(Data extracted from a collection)
- - -

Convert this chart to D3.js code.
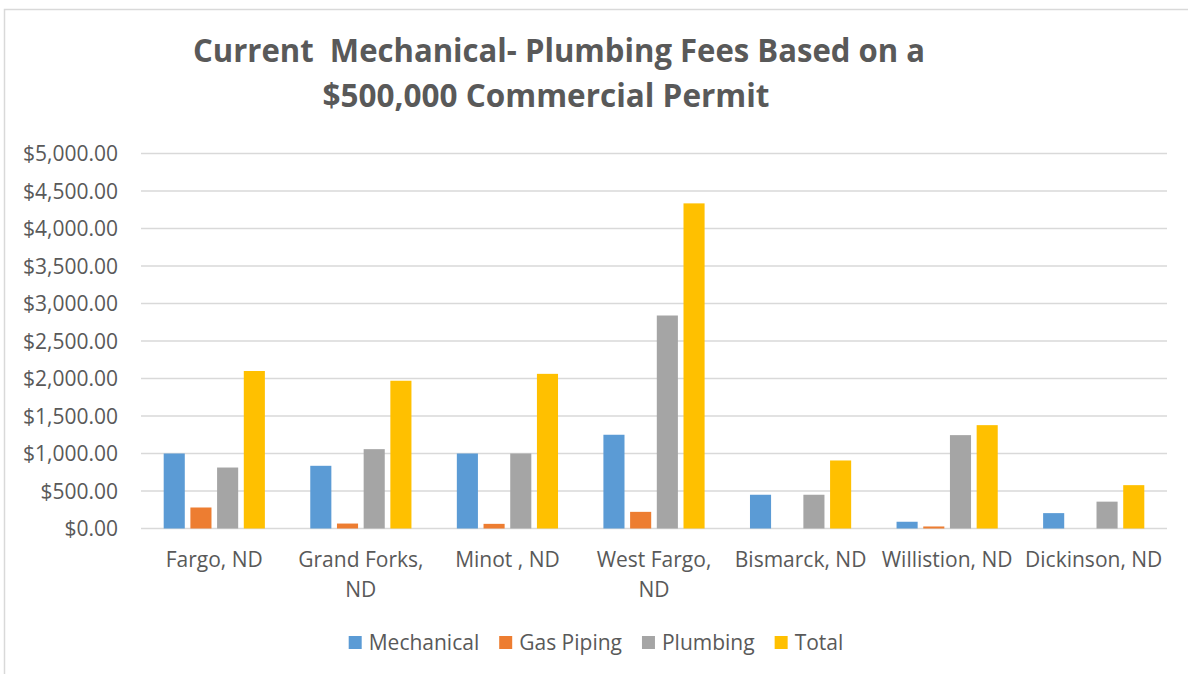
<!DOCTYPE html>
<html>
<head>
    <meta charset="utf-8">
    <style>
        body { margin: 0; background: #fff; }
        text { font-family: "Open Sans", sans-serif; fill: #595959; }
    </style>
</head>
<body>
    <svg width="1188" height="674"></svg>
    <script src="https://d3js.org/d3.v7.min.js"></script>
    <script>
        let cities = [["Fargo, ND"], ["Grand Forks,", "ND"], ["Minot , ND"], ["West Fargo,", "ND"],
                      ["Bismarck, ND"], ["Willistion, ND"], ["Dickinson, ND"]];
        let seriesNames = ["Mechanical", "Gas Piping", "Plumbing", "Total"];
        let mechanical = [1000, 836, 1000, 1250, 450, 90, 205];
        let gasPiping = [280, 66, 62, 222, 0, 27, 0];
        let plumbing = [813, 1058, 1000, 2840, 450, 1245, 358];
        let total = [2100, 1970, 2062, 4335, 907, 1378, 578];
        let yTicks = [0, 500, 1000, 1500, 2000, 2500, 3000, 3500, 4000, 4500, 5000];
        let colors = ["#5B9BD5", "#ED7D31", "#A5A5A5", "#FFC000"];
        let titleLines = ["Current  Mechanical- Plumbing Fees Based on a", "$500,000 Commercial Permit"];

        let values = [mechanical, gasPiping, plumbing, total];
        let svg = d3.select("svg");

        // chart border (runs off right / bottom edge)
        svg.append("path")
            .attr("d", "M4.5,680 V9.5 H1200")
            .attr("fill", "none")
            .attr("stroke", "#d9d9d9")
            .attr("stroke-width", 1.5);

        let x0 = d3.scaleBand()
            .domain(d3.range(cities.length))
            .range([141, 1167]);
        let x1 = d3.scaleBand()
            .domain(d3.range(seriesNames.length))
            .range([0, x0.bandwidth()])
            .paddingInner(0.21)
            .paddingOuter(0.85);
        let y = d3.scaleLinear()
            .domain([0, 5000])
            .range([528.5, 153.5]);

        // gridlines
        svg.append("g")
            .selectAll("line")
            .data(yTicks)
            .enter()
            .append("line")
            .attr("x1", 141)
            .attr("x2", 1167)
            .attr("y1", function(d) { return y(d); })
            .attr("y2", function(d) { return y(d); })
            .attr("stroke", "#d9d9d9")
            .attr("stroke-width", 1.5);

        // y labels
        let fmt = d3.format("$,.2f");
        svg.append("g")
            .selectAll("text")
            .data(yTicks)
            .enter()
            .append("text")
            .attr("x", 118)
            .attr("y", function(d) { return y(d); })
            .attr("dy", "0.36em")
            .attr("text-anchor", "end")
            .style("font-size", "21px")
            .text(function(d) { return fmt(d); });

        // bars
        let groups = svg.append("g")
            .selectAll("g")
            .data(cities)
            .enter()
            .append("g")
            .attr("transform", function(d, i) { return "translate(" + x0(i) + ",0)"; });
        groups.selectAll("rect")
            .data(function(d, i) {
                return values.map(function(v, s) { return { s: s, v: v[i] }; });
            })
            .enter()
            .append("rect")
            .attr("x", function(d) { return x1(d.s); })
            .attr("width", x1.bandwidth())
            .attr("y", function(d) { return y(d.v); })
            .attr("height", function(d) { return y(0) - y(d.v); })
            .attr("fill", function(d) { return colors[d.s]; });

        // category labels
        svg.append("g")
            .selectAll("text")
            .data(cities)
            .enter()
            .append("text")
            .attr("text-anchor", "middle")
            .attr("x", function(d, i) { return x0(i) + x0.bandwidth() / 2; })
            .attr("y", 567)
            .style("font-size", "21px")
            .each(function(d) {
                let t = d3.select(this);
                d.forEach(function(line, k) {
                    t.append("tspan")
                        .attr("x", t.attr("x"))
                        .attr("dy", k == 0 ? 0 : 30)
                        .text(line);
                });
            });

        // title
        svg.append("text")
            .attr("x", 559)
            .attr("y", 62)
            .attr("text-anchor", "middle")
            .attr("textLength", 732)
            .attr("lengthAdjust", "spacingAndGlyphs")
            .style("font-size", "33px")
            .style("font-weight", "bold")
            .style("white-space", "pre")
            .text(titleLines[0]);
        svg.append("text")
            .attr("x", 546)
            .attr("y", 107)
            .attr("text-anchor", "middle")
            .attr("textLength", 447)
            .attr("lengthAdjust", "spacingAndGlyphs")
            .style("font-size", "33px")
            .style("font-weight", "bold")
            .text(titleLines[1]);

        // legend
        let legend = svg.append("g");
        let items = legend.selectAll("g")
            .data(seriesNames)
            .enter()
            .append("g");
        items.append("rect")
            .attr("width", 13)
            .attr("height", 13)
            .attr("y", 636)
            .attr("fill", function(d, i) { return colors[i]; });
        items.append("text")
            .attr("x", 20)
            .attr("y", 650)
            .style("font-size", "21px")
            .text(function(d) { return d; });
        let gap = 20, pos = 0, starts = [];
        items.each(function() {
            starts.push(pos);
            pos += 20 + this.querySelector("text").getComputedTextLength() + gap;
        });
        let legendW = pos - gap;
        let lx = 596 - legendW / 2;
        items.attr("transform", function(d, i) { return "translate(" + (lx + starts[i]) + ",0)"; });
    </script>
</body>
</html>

- - -

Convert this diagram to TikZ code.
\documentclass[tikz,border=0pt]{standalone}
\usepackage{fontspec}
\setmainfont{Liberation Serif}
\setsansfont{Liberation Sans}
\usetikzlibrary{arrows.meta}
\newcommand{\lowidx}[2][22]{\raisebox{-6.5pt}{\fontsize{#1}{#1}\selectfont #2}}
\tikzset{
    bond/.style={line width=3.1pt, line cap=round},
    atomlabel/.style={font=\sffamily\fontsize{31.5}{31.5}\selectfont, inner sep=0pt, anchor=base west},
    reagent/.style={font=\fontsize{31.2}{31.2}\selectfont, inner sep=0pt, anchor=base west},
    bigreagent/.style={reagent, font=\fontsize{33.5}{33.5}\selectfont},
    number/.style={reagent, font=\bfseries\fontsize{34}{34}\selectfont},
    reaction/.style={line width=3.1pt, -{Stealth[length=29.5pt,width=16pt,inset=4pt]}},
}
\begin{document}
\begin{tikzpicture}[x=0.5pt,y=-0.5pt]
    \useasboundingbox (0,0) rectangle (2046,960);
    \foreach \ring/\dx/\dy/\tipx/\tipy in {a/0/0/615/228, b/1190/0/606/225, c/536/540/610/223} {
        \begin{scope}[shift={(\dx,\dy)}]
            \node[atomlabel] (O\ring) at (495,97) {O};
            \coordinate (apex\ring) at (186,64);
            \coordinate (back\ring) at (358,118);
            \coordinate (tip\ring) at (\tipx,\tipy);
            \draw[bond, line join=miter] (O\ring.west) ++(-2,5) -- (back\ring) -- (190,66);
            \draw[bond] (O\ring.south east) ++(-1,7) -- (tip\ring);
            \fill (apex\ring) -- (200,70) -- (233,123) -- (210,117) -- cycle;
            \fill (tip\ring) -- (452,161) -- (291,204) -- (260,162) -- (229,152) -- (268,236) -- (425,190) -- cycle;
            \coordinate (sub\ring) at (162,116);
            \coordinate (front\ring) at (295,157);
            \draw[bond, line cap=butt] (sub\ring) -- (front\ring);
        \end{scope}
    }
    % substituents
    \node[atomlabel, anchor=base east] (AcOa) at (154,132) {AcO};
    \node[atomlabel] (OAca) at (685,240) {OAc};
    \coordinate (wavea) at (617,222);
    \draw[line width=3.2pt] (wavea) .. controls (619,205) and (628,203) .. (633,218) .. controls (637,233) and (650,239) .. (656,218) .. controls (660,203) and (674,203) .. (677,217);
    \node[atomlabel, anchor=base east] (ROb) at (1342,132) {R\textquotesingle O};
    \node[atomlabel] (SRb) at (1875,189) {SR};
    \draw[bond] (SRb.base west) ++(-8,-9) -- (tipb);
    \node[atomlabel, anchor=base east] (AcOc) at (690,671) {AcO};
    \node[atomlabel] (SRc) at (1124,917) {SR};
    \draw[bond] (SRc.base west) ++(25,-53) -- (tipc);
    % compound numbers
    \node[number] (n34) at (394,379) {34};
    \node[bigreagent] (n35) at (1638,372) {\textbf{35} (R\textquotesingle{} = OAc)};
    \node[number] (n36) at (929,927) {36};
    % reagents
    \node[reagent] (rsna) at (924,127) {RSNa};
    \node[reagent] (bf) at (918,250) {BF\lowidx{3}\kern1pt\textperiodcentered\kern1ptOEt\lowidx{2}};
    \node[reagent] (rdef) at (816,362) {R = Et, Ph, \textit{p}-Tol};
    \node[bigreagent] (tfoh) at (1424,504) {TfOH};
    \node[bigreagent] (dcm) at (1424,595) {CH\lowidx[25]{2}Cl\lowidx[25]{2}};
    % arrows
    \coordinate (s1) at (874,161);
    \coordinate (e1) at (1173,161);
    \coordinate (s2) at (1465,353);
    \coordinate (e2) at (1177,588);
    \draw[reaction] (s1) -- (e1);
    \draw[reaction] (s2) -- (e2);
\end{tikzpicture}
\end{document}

- - -

**Short exercise:**
From the listing, copy each line containing the word "Convert".

**Task response:**
Convert this chart to D3.js code.
Convert this diagram to TikZ code.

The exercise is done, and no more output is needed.